Together we make a strong community

Photos courtesy HDR Photography

 

BY GIRA BHATT
Kwantlen Polytechnic University

 

ON Sunday, January 22, about 100 members of our community gathered at Surrey City Hall to celebrate the collaborative connections of seven agencies of Surrey who had come together to conclude BC Ministry of Public Safety Civil Forfeiture Award funded project “Strength-based Gang Prevention Programming for Youth and Families.”

Surrey Mayor Brenda Locke along with City councillors Doug Elford, Mike Bose, Linda Annis, Rob Stutt and Pardeep Kooner, and MP Sukh Dhaliwal attended this event. The participating project partners were honored with a Certificate of Appreciation. The honorees were Dukh Nivaran Sahib Gurdwara, Nanak Sikh Gurdwara, Sikh Academy, South Asian Community Coalition Against Youth Violence (SACCAYV), Pacific Community Resources Society (PCRS), MOSAIC, and the Combined Forces Special Enforcement Unit of BC (CFSEU-BC).

The project was a merging of community action and academic research on what makes for strong youth who would resist the lures and recruitment tactics of criminal gangs. The research needed to be integrated with existing youth programs at community locations.  It was at this juncture that the community groups came on board with their overwhelming support. Together they all worked to make their existing youth program evidence-based and interactive.

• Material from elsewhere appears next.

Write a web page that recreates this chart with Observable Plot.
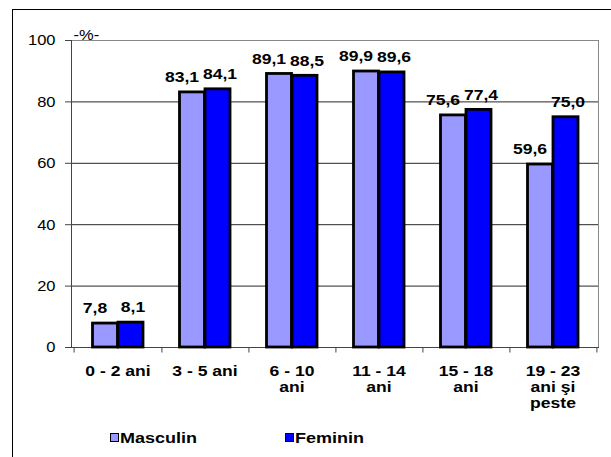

The uniqueness of this project was its focus on recognizing and building character strengths that research shows to be important such as gratitude, forgiveness, humility, being true to self, cultural identity. Program managers and youth facilitators of participating organizations completed training workshops. With the support of City of Surrey SAFE program and led by two academic researchers from  KPU, a total of four program managers and 15 youth facilitators attended training workshops learning to adapt the program guide to align with their agencies’ mandate. Over 150 youth and 170 parents, including 15 grandparents, completed strength-based violence prevention interactive sessions, many of them attending all eight sessions.

The event began with a warm welcome and a brief summary of the project by KPU members Dr. Gira Bhatt and Dr. Roger Tweed. Locke addressed the attendees and then gave out Certificates of Appreciation to the representatives of the project partner agencies who supported the project activities. Narinder Singh Walia, President of Gurdwara Dukh Nivaran Sahib, and the Youth Darbar program manager, Bhupinder Singh, along with youth leader Ajeetpal Singh Gill were acknowledged for offering eight Sunday sessions based on the findings of academic research and Guru’s teachings. Baldeep Singh Nijjar, President of Guru Nanak Sikh Gurdwara, along with program manager, Bhupinder Kaur Biln, and youth facilitator Karambir Singh were honored on the stage.

Balwant Sanghera, past chair of the South Asian Community Coalition Against Youth Violence (SACCAYV) also accepted the honor. Also acknowledged were Sarjeet Purewal of the PCRS, Staff-Sgt.  Lindsey Houghton of CFSEU-BC, Harpal Singh of Sikh Academy, and Olga Stachova, CEO of MOSAIC. After being honored with a Certificate of Appreciation, Inspector Baltej Dhillon (Ret.), who is the Program Manager for the Crimes, Guns, and Intelligence Group with the CFSEU-BC, addressed the attendees, highlighting the importance of the “prevention” piece in the policing plans targeting criminal gangs. Ninu Kang, the current chair of SACCAYV, congratulated the youth who facilitated the strengths workshops. Two notable addresses were given by youth leaders Ajeetpal Singh Gill and Harveen Basra, who facilitated youth program sessions.

Locke later interacted with individual members to hear community voices on how best the City may move forward with these amazingly collaborative groups to make our youth and community stronger.